After working with the choir through the soul-crushing final months of the 2016 presidential campaign, Alber says, “In my gut, I was asking myself what I was really doing to make the world a better place, and I started to think about how to share some of the experience the kids in Bridging Voices are having with other kids and parents and teachers beyond Portland.”
Alber turned to his close friend, filmmaker Jon Garcia (creator of The Fallstrilogy, a series of fictional films about Mormon missionaries in love) and the pair decided to join forces — and fundraising leads — to produce a documentary film about Bridging Voices.
Working with footage shot over three months last year, Alber and Garcia are first releasing an eight segment web series, called Room to Grow, on Revry, a new LGBT digital video channel (www.revry.tv). The webisodes, which be released weekly beginning in late April and will be free to view, will focus on a single member of Bridging Voices, sharing stories of both troubles and triumph.
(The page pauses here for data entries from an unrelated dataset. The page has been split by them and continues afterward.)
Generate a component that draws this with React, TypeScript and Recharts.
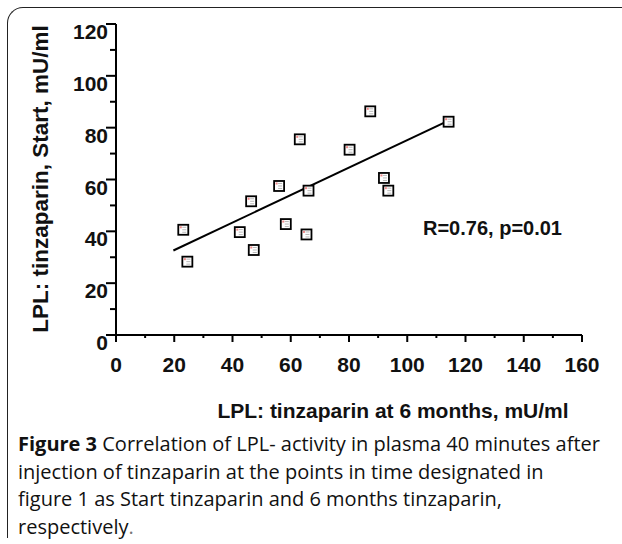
import React from "react"
import { ScatterChart, Scatter, XAxis, YAxis } from "recharts"

// LPL activity: x = 6 months, y = start (mU/ml)
const lplSixMonths = [23.1, 24.5, 42.5, 46.4, 47.3, 56.0, 58.3, 63.1, 65.4, 66.1, 80.2, 87.3, 92.0, 93.5, 114.2]
const lplStart = [40.6, 28.3, 39.7, 51.6, 32.8, 57.5, 42.8, 75.5, 38.8, 55.7, 71.5, 86.3, 60.6, 55.7, 82.3]

// regression line as drawn in the figure
const fitX = [19.7, 115.1]
const fitY = [32.6, 83.2]

const xTicks = [0, 10, 20, 30, 40, 50, 60, 70, 80, 90, 100, 110, 120, 130, 140, 150, 160]
const yTicks = [0, 10, 20, 30, 40, 50, 60, 70, 80, 90, 100, 110, 120]

const points = lplSixMonths.map((x, i) => ({ x, y: lplStart[i] }))
const fitLine = fitX.map((x, i) => ({ x, y: fitY[i] }))

const axisFont = '"Liberation Sans", Arial, sans-serif'

const XTick = ({ x, y, payload }: any) => {
  const major = payload.value % 20 === 0
  return (
    <g>
      <line x1={x} x2={x} y1={y} y2={y + (major ? 7 : 3)} stroke="#000" strokeWidth={2} />
      {major && (
        <text x={x} y={y + 36.5} textAnchor="middle" fontFamily={axisFont} fontWeight="bold" fontSize={21} fill="#111">
          {payload.value}
        </text>
      )}
    </g>
  )
}

const YTick = ({ x, y, payload }: any) => {
  const major = payload.value % 20 === 0
  return (
    <g>
      <line x1={x - (major ? 10 : 6)} x2={x} y1={y} y2={y} stroke="#000" strokeWidth={2} />
      {major && (
        <text x={x - 8} y={y + 15} textAnchor="end" fontFamily={axisFont} fontWeight="bold" fontSize={21} fill="#111">
          {payload.value}
        </text>
      )}
    </g>
  )
}

const BoxMarker = ({ cx, cy }: any) => (
  <g>
    <rect x={cx - 5} y={cy - 5} width={10} height={10} fill="#fff" stroke="#000" strokeWidth={1.8} />
    <rect x={cx - 3.5} y={cy - 3.5} width={2} height={2} fill="#e88" />
    <line x1={cx - 1} x2={cx + 3} y1={cy - 2.5} y2={cy - 2.5} stroke="#999" strokeWidth={0.7} />
    <line x1={cx - 1} x2={cx + 3} y1={cy} y2={cy} stroke="#999" strokeWidth={0.7} />
    <line x1={cx - 1} x2={cx + 3} y1={cy + 2.5} y2={cy + 2.5} stroke="#999" strokeWidth={0.7} />
  </g>
)

export default function App() {
  return (
    <div style={{ position: "absolute", left: 0, top: 0, width: 622, height: 544, overflow: "hidden", background: "#fff" }}>
      <div
        style={{
          position: "absolute",
          left: 7,
          top: 7,
          width: 660,
          height: 530,
          borderTop: "1.5px solid #222",
          borderLeft: "1.5px solid #222",
          borderTopLeftRadius: 16,
        }}
      />
      <div style={{ position: "absolute", left: 0, top: 0 }}>
        <ScatterChart width={622} height={440} margin={{ top: 24, right: 40, bottom: 0, left: 0 }}>
          <XAxis
            type="number"
            dataKey="x"
            domain={[0, 160]}
            ticks={xTicks}
            interval={0}
            tickSize={0}
            tickMargin={0}
            tickLine={false}
            tick={<XTick />}
            height={105}
            axisLine={{ stroke: "#000", strokeWidth: 2 }}
          />
          <YAxis
            type="number"
            dataKey="y"
            domain={[0, 120]}
            ticks={yTicks}
            interval={0}
            tickSize={0}
            tickMargin={0}
            tickLine={false}
            tick={<YTick />}
            width={116}
            axisLine={{ stroke: "#000", strokeWidth: 2 }}
          />
          <Scatter
            data={fitLine}
            line={{ stroke: "#000", strokeWidth: 2 }}
            shape={() => <g />}
            isAnimationActive={false}
          />
          <Scatter data={points} shape={<BoxMarker />} isAnimationActive={false} />
        </ScatterChart>
      </div>
      <svg width={622} height={544} style={{ position: "absolute", left: 0, top: 0, pointerEvents: "none" }}>
        <text
          transform="translate(48, 179) rotate(-90)"
          textAnchor="middle"
          fontFamily={axisFont}
          fontWeight="bold"
          fontSize={22.5}
          fill="#111"
        >
          LPL: tinzaparin, Start, mU/ml
        </text>
        <text x={393} y={418} textAnchor="middle" fontFamily={axisFont} fontWeight="bold" fontSize={21} fill="#111">
          LPL: tinzaparin at 6 months, mU/ml
        </text>
        <text x={423} y={235} fontFamily={axisFont} fontWeight="bold" fontSize={20} fill="#111">
          R=0.76, p=0.01
        </text>
      </svg>
      <div
        style={{
          position: "absolute",
          left: 18,
          top: 430,
          width: 610,
          whiteSpace: "nowrap",
          fontFamily: '"Open Sans", "Noto Sans", sans-serif',
          fontSize: 20,
          lineHeight: "27.5px",
          color: "#111",
        }}
      >
        <b>Figure 3</b> Correlation of LPL- activity in plasma 40 minutes after
        <br />
        injection of tinzaparin at the points in time designated in
        <br />
        figure 1 as Start tinzaparin and 6 months tinzaparin,
        <br />
        respectively<span style={{ color: "#777" }}>.</span>
      </div>
    </div>
  )
}
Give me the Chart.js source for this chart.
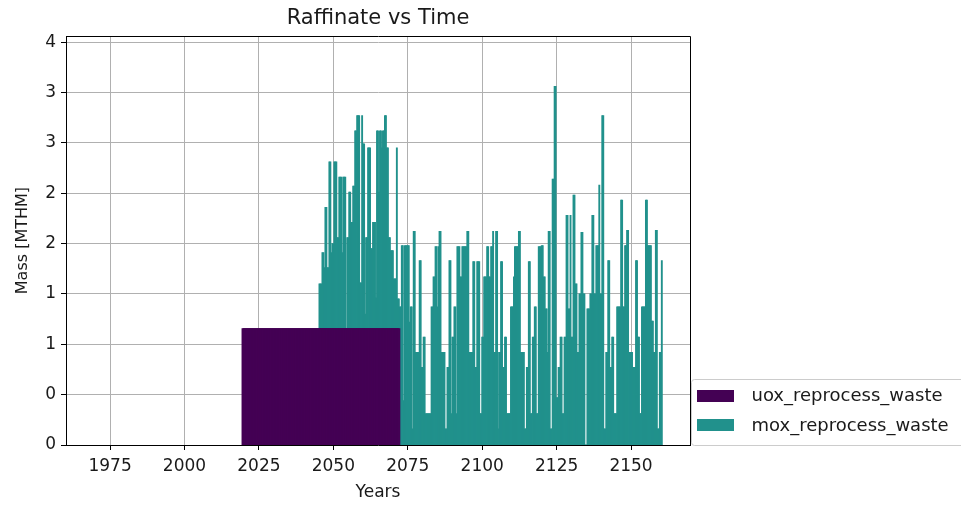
<!DOCTYPE html>
<html><head><meta charset="utf-8">
<script src="https://cdn.jsdelivr.net/npm/chart.js@4.4.1/dist/chart.umd.min.js"></script>
<style>html,body{margin:0;padding:0;background:#fff;}#wrap{width:961px;height:506px;}</style>
</head><body><div id="wrap"><canvas id="c" width="961" height="506"></canvas></div>
<script>
const seriesNames = ['uox_reprocess_waste', 'mox_reprocess_waste'];
const seriesColors = ['#440154', '#21918c'];
const timeStart = 2019 + 2 / 3;   // first time step (years)
const timeStep = 1 / 3;           // years per step
const uoxMass = [
1.15,1.15,1.15,1.15,1.15,1.15,1.15,1.15,1.15,1.15,1.15,1.15,1.15,1.15,1.15,1.15,1.15,1.15,1.15,1.15,
1.15,1.15,1.15,1.15,1.15,1.15,1.15,1.15,1.15,1.15,1.15,1.15,1.15,1.15,1.15,1.15,1.15,1.15,1.15,1.15,
1.15,1.15,1.15,1.15,1.15,1.15,1.15,1.15,1.15,1.15,1.15,1.15,1.15,1.15,1.15,1.15,1.15,1.15,1.15,1.15,
1.15,1.15,1.15,1.15,1.15,1.15,1.15,1.15,1.15,1.15,1.15,1.15,1.15,1.15,1.15,1.15,1.15,1.15,1.15,1.15,
1.15,1.15,1.15,1.15,1.15,1.15,1.15,1.15,1.15,1.15,1.15,1.15,1.15,1.15,1.15,1.15,1.15,1.15,1.15,1.15,
1.15,1.15,1.15,1.15,1.15,1.15,1.15,1.15,1.15,1.15,1.15,1.15,1.15,1.15,1.15,1.15,1.15,1.15,1.15,1.15,
1.15,1.15,1.15,1.15,1.15,1.15,1.15,1.15,1.15,1.15,1.15,1.15,1.15,1.15,1.15,1.15,1.15,1.15,1.15,1.15,
1.15,1.15,1.15,1.15,1.15,1.15,1.15,1.15,1.15,1.15,1.15,1.15,1.15,1.15,1.15,1.15,1.15,1.15
];
const moxStartIndex = 77;
const moxMass = [
0.45,0.45,0.45,0.76,0.76,0.61,1.21,1.21,0.61,0.61,
1.66,1.66,0.76,0.85,0.85,1.66,1.66,1.66,0.91,0.91,
1.51,1.51,1.51,0.76,1.51,1.51,1.51,0,0.91,0.91,
1.36,1.36,1.06,1.06,1.42,1.42,1.97,1.97,2.12,2.12,
2.12,0.46,0.46,2.12,1.84,1.84,0.15,0.91,0.91,1.80,
1.80,1.80,0.80,0.80,1.06,1.06,1.06,0.31,1.97,1.97,
1.36,1.97,1.97,1.80,1.97,1.97,2.12,2.12,1.80,1.80,
0.91,0.91,0.78,0.78,0.78,0.50,0.50,0.50,1.80,0.30,
0.30,1.37,1.37,1.98,1.98,0.44,1.98,1.98,1.98,1.98,
1.98,1.22,1.37,1.37,0.16,2.12,2.12,0.92,0.92,0.92,
0.92,1.83,1.83,0.77,0.77,1.07,1.07,0.31,0.31,0.31,
0.31,0.31,0.31,1.37,1.37,1.67,1.67,1.97,1.97,1.37,1.97,
2.12,2.12,0.92,0.92,0.92,0.92,0.16,0.16,0.77,0.77,
1.83,1.83,0.31,1.07,1.07,1.37,1.37,0.31,1.97,1.97,
1.97,1.67,1.67,1.97,1.97,1.97,1.97,1.97,2.12,2.12,
0.92,0.92,0.92,0.92,1.82,1.82,0.77,0.77,1.82,1.82,
1.82,0.31,0.31,1.07,1.07,1.67,1.67,1.67,1.97,1.97,
1.67,1.67,1.97,1.97,2.12,0.92,0.92,2.12,2.12,0.16,
0.92,0.92,1.82,1.82,0.77,0.77,1.07,1.07,0.31,0.31,
0.31,0.31,1.37,1.37,1.37,1.67,1.97,1.97,1.97,1.97,
2.12,2.12,0.92,0.92,0.92,0.92,0.16,0.16,0.77,0.77,
1.82,1.82,0.31,0.31,1.07,1.07,1.37,1.37,0.31,0.31,
1.97,1.97,1.97,1.98,1.98,1.67,1.67,1.35,1.35,0.92,2.12,
2.12,0.16,0.16,2.64,2.64,3.56,3.56,0.47,0.47,0.77,
0.77,1.07,1.07,0.31,0.31,1.07,1.07,2.28,2.28,1.35,
1.35,2.28,1.07,1.07,2.48,2.48,1.60,1.60,0.92,0.92,
1.50,1.50,2.11,2.11,1.50,1.50,0,0,1.35,1.35,
1.35,1.50,1.50,2.28,2.28,1.50,1.50,1.98,1.98,1.98,
2.58,1.50,1.50,3.27,3.27,0.16,0.16,0.92,0.92,1.83,
1.83,0.77,0.77,1.07,1.07,0.31,0.31,0.31,1.37,1.37,
1.37,1.37,2.43,2.43,1.37,1.37,1.98,1.98,2.13,2.13,
0.92,0.92,0.92,0.92,0.77,0.77,0.77,1.83,1.83,1.07,1.07,
0.31,0.31,1.37,1.37,1.37,1.37,2.43,2.43,1.98,1.98,
1.98,1.98,1.23,1.23,0.92,0.92,2.13,2.13,0.16,0.16,
0.92,0.92,1.83
];
const xTickValues = [1975, 2000, 2025, 2050, 2075, 2100, 2125, 2150];
const yTickValues = [0, 0.5, 1, 1.5, 2, 2.5, 3, 3.5, 4];
const yTickLabels = ['0', '0', '1', '1', '2', '2', '3', '3', '4'];

const FONT = "'DejaVu Sans', sans-serif";
const TEXT = '#1a1a1a';
const stepTime = (i) => timeStart + i * timeStep;

const uoxPoints = uoxMass.map((v, i) => ({ x: stepTime(i), y: v }));
const moxPoints = moxMass.map((v, i) => ({ x: stepTime(moxStartIndex + i), y: v }));

// matplotlib-like frame (top/right spines) and legend box outside the axes
const framePlugin = {
  id: 'frame',
  afterDraw(chart) {
    const { ctx, chartArea: a } = chart;
    const L = Math.round(a.left) + 0.5, T = Math.round(a.top) + 0.5;
    const R = Math.round(a.right) + 0.5, B = Math.round(a.bottom) + 0.5;
    ctx.save();
    ctx.strokeStyle = '#000';
    ctx.lineWidth = 1;
    ctx.beginPath();
    ctx.moveTo(L, T); ctx.lineTo(R, T); ctx.lineTo(R, B);
    ctx.stroke();
    // legend
    const x0 = R + 1, y0 = B - 66, x1 = chart.width + 6;
    ctx.fillStyle = '#fff';
    ctx.strokeStyle = '#cccccc';
    ctx.beginPath();
    ctx.roundRect(x0, y0, x1 - x0, B - y0, 3);
    ctx.fill();
    ctx.stroke();
    ctx.font = "18px 'DejaVu Sans', sans-serif";
    ctx.textBaseline = 'middle';
    ctx.textAlign = 'left';
    chart.data.datasets.forEach((ds, i) => {
      const cy = y0 + 16 + i * 29.5;
      ctx.fillStyle = ds.backgroundColor;
      ctx.fillRect(R + 6.5, Math.round(cy - 6), 37, 12);
      ctx.fillStyle = TEXT;
      ctx.fillText(ds.label, R + 61, cy + 1);
    });
    ctx.restore();
  }
};

new Chart(document.getElementById('c'), {
  type: 'bar',
  data: {
    datasets: [
      { label: seriesNames[0], data: uoxPoints, backgroundColor: seriesColors[0], borderWidth: 0, inflateAmount: 1 },
      { label: seriesNames[1], data: moxPoints, backgroundColor: seriesColors[1], borderWidth: 0, inflateAmount: 0.45 }
    ]
  },
  options: {
    responsive: false,
    animation: false,
    events: [],
    layout: { padding: { left: 0, right: 271, top: 0, bottom: 0 } },
    datasets: { bar: { barPercentage: 1, categoryPercentage: 1, grouped: false } },
    scales: {
      x: {
        type: 'linear', min: 1960.2, max: 2169.8, stacked: true, offset: false, z: 1,
        afterBuildTicks: (s) => { s.ticks = xTickValues.map(v => ({ value: v })); },
        afterFit: (s) => { s.height = 61; },
        ticks: { callback: (v) => String(v), color: TEXT, font: { size: 17, family: FONT }, padding: 6, maxRotation: 0, autoSkip: false },
        grid: { color: '#b0b0b0', lineWidth: 1, tickColor: '#000', tickLength: 5, offset: false },
        border: { display: true, color: '#000', width: 1 },
        title: { display: true, text: 'Years', color: TEXT, font: { size: 17, family: FONT }, padding: { top: 2, bottom: 3 } }
      },
      y: {
        type: 'linear', min: 0, max: 4.06, stacked: true, z: 1,
        afterBuildTicks: (s) => { s.ticks = yTickValues.map(v => ({ value: v })); },
        afterFit: (s) => { s.width = 66; },
        ticks: { callback: (v, i) => yTickLabels[i], color: TEXT, font: { size: 17, family: FONT }, padding: 5, autoSkip: false },
        grid: { color: '#b0b0b0', lineWidth: 1, tickColor: '#000', tickLength: 5, offset: false },
        border: { display: true, color: '#000', width: 1 },
        title: { display: true, text: 'Mass [MTHM]', color: TEXT, font: { size: 16, family: FONT }, padding: { top: 13, bottom: 0 } }
      }
    },
    plugins: {
      title: { display: true, text: 'Raffinate vs Time', fullSize: false, color: TEXT, font: { size: 21, weight: 'normal', family: FONT }, padding: { top: 6, bottom: 5 } },
      legend: { display: false },
      tooltip: { enabled: false }
    }
  },
  plugins: [framePlugin]
});
</script>
</body></html>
Meanwhile Alber and Garcia are continuing to raise funds for a full-length Room to Grow feature that will weave some of the webisode material into the larger story of the choir as a whole (www.roomtogrow.org).
Among the donors who have helped make the web series a reality are longtime fans of Alber and his music. “I’m continually agog at how loyal my listeners are,” he says gratefully. It’s a big gay family.”